*Information shown:*
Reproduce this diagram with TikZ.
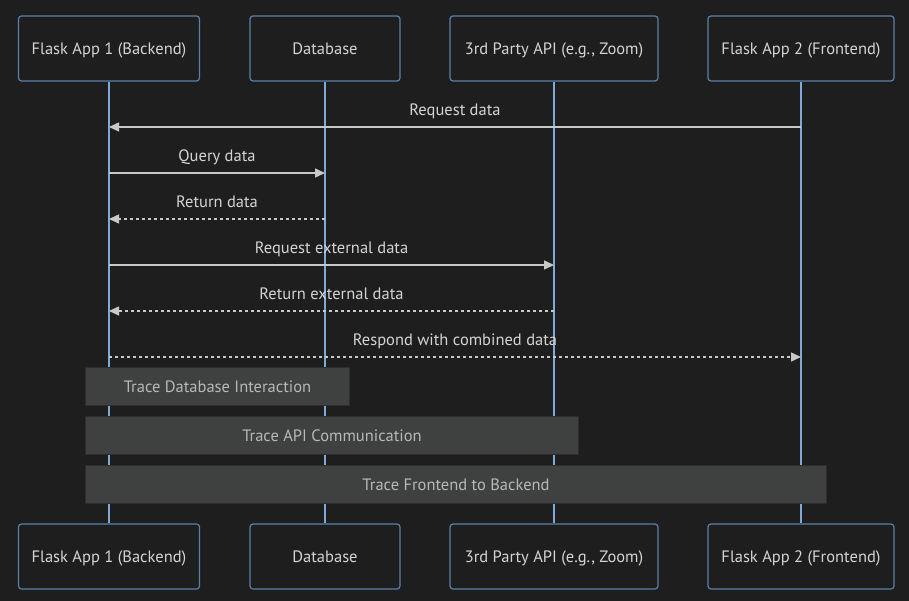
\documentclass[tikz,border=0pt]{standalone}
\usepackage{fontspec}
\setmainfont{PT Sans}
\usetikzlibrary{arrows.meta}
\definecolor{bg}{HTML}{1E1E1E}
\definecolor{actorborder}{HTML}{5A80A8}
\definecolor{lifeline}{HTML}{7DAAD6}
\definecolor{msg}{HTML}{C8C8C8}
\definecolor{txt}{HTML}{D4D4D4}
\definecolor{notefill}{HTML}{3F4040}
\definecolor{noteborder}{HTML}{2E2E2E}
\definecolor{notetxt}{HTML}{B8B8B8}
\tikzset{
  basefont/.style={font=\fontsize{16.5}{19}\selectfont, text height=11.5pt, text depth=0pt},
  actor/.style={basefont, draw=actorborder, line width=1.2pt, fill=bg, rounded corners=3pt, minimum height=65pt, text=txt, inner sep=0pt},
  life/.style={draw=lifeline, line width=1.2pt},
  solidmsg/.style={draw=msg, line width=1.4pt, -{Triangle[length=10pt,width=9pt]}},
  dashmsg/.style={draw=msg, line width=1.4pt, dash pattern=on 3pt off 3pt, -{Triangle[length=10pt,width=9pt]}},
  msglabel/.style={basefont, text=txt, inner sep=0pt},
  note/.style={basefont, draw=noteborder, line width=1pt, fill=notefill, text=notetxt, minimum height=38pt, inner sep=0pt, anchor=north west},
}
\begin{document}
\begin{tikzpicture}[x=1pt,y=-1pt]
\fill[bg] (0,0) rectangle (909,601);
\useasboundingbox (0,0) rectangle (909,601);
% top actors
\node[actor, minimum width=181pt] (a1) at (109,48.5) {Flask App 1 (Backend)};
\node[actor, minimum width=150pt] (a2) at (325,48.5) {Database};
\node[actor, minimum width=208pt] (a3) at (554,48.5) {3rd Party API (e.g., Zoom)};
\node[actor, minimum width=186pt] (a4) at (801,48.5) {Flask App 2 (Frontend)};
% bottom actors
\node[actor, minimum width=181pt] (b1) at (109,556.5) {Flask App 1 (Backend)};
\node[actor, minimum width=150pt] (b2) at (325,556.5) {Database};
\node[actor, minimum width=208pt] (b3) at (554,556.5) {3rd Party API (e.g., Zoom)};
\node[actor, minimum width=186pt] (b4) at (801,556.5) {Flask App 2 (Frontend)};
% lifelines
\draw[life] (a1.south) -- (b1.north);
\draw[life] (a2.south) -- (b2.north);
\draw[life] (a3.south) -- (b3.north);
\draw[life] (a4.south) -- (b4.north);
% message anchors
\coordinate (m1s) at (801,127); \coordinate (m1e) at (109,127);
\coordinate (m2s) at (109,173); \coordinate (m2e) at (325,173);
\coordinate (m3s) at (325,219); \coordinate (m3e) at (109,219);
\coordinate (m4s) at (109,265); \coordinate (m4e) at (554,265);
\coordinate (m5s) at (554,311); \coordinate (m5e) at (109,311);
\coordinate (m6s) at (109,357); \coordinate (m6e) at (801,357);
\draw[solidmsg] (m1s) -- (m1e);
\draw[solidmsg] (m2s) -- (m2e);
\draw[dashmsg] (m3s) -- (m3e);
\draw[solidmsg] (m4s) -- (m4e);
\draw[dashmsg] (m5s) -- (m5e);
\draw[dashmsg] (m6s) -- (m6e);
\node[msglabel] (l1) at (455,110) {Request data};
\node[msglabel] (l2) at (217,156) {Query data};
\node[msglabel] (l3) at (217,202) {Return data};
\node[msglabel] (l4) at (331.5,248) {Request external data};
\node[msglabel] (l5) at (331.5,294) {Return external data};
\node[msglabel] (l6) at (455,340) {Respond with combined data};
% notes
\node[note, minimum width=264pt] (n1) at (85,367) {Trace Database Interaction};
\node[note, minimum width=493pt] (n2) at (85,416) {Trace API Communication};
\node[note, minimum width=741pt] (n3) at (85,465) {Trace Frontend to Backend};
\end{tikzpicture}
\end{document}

*Written request:* Reproduce every line above as written, skipping pictures.

*Result:*
Reproduce this diagram with TikZ.
\documentclass[tikz,border=0pt]{standalone}
\usepackage{fontspec}
\setmainfont{PT Sans}
\usetikzlibrary{arrows.meta}
\definecolor{bg}{HTML}{1E1E1E}
\definecolor{actorborder}{HTML}{5A80A8}
\definecolor{lifeline}{HTML}{7DAAD6}
\definecolor{msg}{HTML}{C8C8C8}
\definecolor{txt}{HTML}{D4D4D4}
\definecolor{notefill}{HTML}{3F4040}
\definecolor{noteborder}{HTML}{2E2E2E}
\definecolor{notetxt}{HTML}{B8B8B8}
\tikzset{
  basefont/.style={font=\fontsize{16.5}{19}\selectfont, text height=11.5pt, text depth=0pt},
  actor/.style={basefont, draw=actorborder, line width=1.2pt, fill=bg, rounded corners=3pt, minimum height=65pt, text=txt, inner sep=0pt},
  life/.style={draw=lifeline, line width=1.2pt},
  solidmsg/.style={draw=msg, line width=1.4pt, -{Triangle[length=10pt,width=9pt]}},
  dashmsg/.style={draw=msg, line width=1.4pt, dash pattern=on 3pt off 3pt, -{Triangle[length=10pt,width=9pt]}},
  msglabel/.style={basefont, text=txt, inner sep=0pt},
  note/.style={basefont, draw=noteborder, line width=1pt, fill=notefill, text=notetxt, minimum height=38pt, inner sep=0pt, anchor=north west},
}
\begin{document}
\begin{tikzpicture}[x=1pt,y=-1pt]
\fill[bg] (0,0) rectangle (909,601);
\useasboundingbox (0,0) rectangle (909,601);
% top actors
\node[actor, minimum width=181pt] (a1) at (109,48.5) {Flask App 1 (Backend)};
\node[actor, minimum width=150pt] (a2) at (325,48.5) {Database};
\node[actor, minimum width=208pt] (a3) at (554,48.5) {3rd Party API (e.g., Zoom)};
\node[actor, minimum width=186pt] (a4) at (801,48.5) {Flask App 2 (Frontend)};
% bottom actors
\node[actor, minimum width=181pt] (b1) at (109,556.5) {Flask App 1 (Backend)};
\node[actor, minimum width=150pt] (b2) at (325,556.5) {Database};
\node[actor, minimum width=208pt] (b3) at (554,556.5) {3rd Party API (e.g., Zoom)};
\node[actor, minimum width=186pt] (b4) at (801,556.5) {Flask App 2 (Frontend)};
% lifelines
\draw[life] (a1.south) -- (b1.north);
\draw[life] (a2.south) -- (b2.north);
\draw[life] (a3.south) -- (b3.north);
\draw[life] (a4.south) -- (b4.north);
% message anchors
\coordinate (m1s) at (801,127); \coordinate (m1e) at (109,127);
\coordinate (m2s) at (109,173); \coordinate (m2e) at (325,173);
\coordinate (m3s) at (325,219); \coordinate (m3e) at (109,219);
\coordinate (m4s) at (109,265); \coordinate (m4e) at (554,265);
\coordinate (m5s) at (554,311); \coordinate (m5e) at (109,311);
\coordinate (m6s) at (109,357); \coordinate (m6e) at (801,357);
\draw[solidmsg] (m1s) -- (m1e);
\draw[solidmsg] (m2s) -- (m2e);
\draw[dashmsg] (m3s) -- (m3e);
\draw[solidmsg] (m4s) -- (m4e);
\draw[dashmsg] (m5s) -- (m5e);
\draw[dashmsg] (m6s) -- (m6e);
\node[msglabel] (l1) at (455,110) {Request data};
\node[msglabel] (l2) at (217,156) {Query data};
\node[msglabel] (l3) at (217,202) {Return data};
\node[msglabel] (l4) at (331.5,248) {Request external data};
\node[msglabel] (l5) at (331.5,294) {Return external data};
\node[msglabel] (l6) at (455,340) {Respond with combined data};
% notes
\node[note, minimum width=264pt] (n1) at (85,367) {Trace Database Interaction};
\node[note, minimum width=493pt] (n2) at (85,416) {Trace API Communication};
\node[note, minimum width=741pt] (n3) at (85,465) {Trace Frontend to Backend};
\end{tikzpicture}
\end{document}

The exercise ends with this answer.